Now Mrs. Burnley tells of a suicide
suffered by a friend of her son's.
"It is something," she says,
"to lose a con-tem-po-rary."

Yes, he was dying from Hodgkins,
married only two years, I think;
two years and
didn't want to be a burden.

Can you blame him?

So he drove to Allentown and
dove off a bridge, a good way to go,
we presume,

But, alas, the bridge wasn't high enough,
Not one of the gigantic ones,
this was Allentown, you see,
a small city with small bridges.

So he dove
and lived
not for long,
but long enough.

"Why?" I asked Mrs. Burnley,
"why in God's name didn't he
drive further -
to Pittsburgh
the City of Three Rivers -
Surely the bridges are higher in Pittsburgh!”

Then stood on top,
gazed at the Steel Town and the
lit-up tall buildings,
thought of his wife's hair
her wedding eyes
the kids they'd never bear.

He could've dove at night
when the buildings were all lit up,
his figure would be just a
piece of coal
falling into the river below
a piece of coal dust
the color of his wife's eyes
falling onto one of the three rivers,
O, Widow that I am.

Now, after I published the Bridge Poem on my blog, a woman killed herself by jumping off a bridge in England. Oh-oh, I thought, I better take it off the Internet so no one gets any ideas.

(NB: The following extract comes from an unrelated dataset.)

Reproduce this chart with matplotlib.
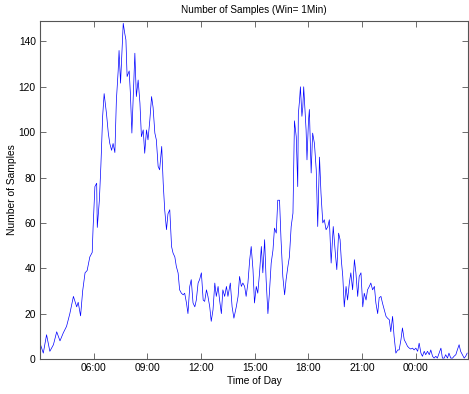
import matplotlib
matplotlib.use("Agg")
import matplotlib.pyplot as plt

plt.rcParams['font.family'] = ['Liberation Sans', 'DejaVu Sans']

# minutes after 03:00
minutes = [
    0, 11, 22, 33, 45, 56, 67, 78, 89, 100, 112, 123, 128, 136, 143, 151, 158, 167, 175, 178,
    184, 190, 192, 199, 204, 210, 215, 223, 229, 234, 240, 245, 251, 256, 262, 265, 270, 275, 279, 284,
    288, 292, 299, 303, 308, 312, 318, 323, 329, 335, 340, 346, 351, 357, 362, 368, 374, 379, 385, 390,
    396, 401, 408, 413, 418, 424, 429, 435, 441, 446, 452, 457, 463, 468, 474, 480,
    485, 491, 496, 502, 507, 513, 519, 524, 530, 535, 541, 547, 552, 558, 563, 569, 574, 580, 586, 591,
    597, 602, 608, 613, 619, 625, 630, 638, 644, 650, 658, 664, 669, 675, 680, 686, 691, 697, 703, 708,
    714, 719, 725, 730, 736, 742, 747, 753, 758, 764, 769, 775, 781, 786, 792, 797, 803, 808, 814, 820,
    825, 831, 836, 842, 848, 853, 859, 864, 866, 870, 873, 878, 881, 884, 889, 892, 895, 900, 903, 909,
    914, 920, 926, 931, 937, 942, 948, 953, 959, 965,
    970, 976, 983, 990, 995, 1001, 1006, 1010, 1015, 1020, 1026, 1031, 1037, 1042, 1048, 1054, 1059, 1065, 1070, 1076,
    1082, 1087, 1093, 1098, 1104, 1109, 1115, 1121, 1126, 1132, 1137, 1143, 1148, 1154, 1160, 1165, 1171, 1176, 1182, 1187,
    1193, 1199, 1204, 1210, 1215, 1221, 1227, 1232, 1238, 1243, 1249, 1254, 1260, 1266, 1271, 1277, 1282, 1288, 1293, 1299,
    1305, 1310, 1316, 1321, 1327, 1332, 1338, 1344, 1349, 1355, 1360, 1366, 1371, 1377, 1383, 1388, 1394, 1399, 1405, 1410,
    1416, 1422, 1427, 1432,
]

samples = [
    7, 2.6, 10.7, 3.4, 6.3, 12, 8, 11.5, 14.4, 20, 27.6, 23, 25, 19, 30, 38, 39, 45, 47, 58,
    76, 77.5, 58, 70, 85, 107, 117, 108, 99.5, 95, 92, 95, 91, 114, 127, 136, 121.6, 136, 148, 143.6,
    140.7, 124.5, 127, 117, 99.6, 114, 134.8, 115.7, 123, 112.8, 98, 101, 90.7, 101, 96.6, 105, 115.7, 111, 99.6, 96.6,
    84.9, 83.4, 93.7, 77.5, 65.8, 57, 64, 65.8, 49.6, 46.7, 45, 40.8, 37.9, 30.5, 29, 28.3,
    29, 24.7, 20, 32, 35, 24.7, 23, 26, 33.5, 35, 38, 26, 25.4, 30.5, 27.6, 23, 16.6, 21.7, 33.5, 27.6,
    32, 26, 20, 30.5, 27.6, 32, 27.6, 33.5, 23, 18, 23, 27.6, 36.4, 32, 33.5, 32, 27.6, 33.5, 43.8, 49.6,
    39.4, 24.7, 32, 29, 38, 49.6, 38, 52.6, 35, 20, 29, 42.3, 48, 57.7, 55.5, 70, 70, 52.6, 36.4, 28.3,
    35, 40.8, 45, 58.4, 64.3, 105, 98, 76, 108, 114, 120, 107, 111, 120, 108, 101, 87.8, 105, 110, 82,
    99.6, 95, 83.4, 58.4, 89, 73, 60, 61.4, 57, 58.4,
    61.4, 42.3, 58.4, 46.7, 39.4, 55.5, 52.6, 43.8, 36.4, 23, 32, 26, 33.5, 38, 30.5, 43.8, 38, 27.6, 36.4, 38,
    23, 29, 26, 30.5, 32, 33.5, 30.5, 32, 24.7, 20, 27, 27.6, 24.7, 21.7, 18.8, 18, 17.3, 12, 18.8, 10,
    2.6, 4, 4, 8.5, 13.7, 8.5, 7, 5.6, 4.8, 4.4, 4.8, 4, 4.8, 3.4, 7, 2.6, 1.2, 3.4, 1.9, 3.4,
    1.9, 4, 1.2, 0.4, 1.2, 0.4, 2.6, 4.8, 0.4, 0.4, 1.9, 0.4, 2.6, 0.4, 0.4, 1.2, 1.9, 4, 6.3, 3.4,
    1.9, 0.4, 1.2, 2.6,
]

tick_minutes = [180, 360, 540, 720, 900, 1080, 1260]
tick_labels = ['06:00', '09:00', '12:00', '15:00', '18:00', '21:00', '00:00']
y_ticks = [0, 20, 40, 60, 80, 100, 120, 140]

fig = plt.figure(figsize=(4.69, 3.94), dpi=100)
ax = fig.add_axes([0.0853, 0.0888, 0.9127, 0.8579])
ax.plot(minutes, samples, color=(0, 0, 1), linewidth=0.5)
ax.set_xlim(0, 1435)
ax.set_ylim(0, 149)
ax.set_xticks(tick_minutes)
ax.set_xticklabels(tick_labels)
ax.set_yticks(y_ticks)
ax.tick_params(direction='in', length=4, width=0.6, colors='#555555', labelcolor='black',
               labelsize=7.4, top=True, right=True, pad=3)
for s in ax.spines.values():
    s.set_color('#555555')
    s.set_linewidth(0.8)
ax.set_title('Number of Samples (Win= 1Min)', fontsize=7.2, pad=6)
ax.set_xlabel('Time of Day', fontsize=7.4, labelpad=2)
ax.set_ylabel('Number of Samples', fontsize=7.4)
ax.yaxis.set_label_coords(-0.054, 0.5)
fig.savefig('out.png', dpi=100)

So, don't get any ideas, you hear?

1 comment:

  1. Oh very nice! Did she ever get to see these poems? I love what they say, how they say it and mostly the stories not told that lie behind the words and at which you hint or give us a taste. She must have made quite an impression for you to have written four poems in tribute to her.

    Thanks so much for sharing these.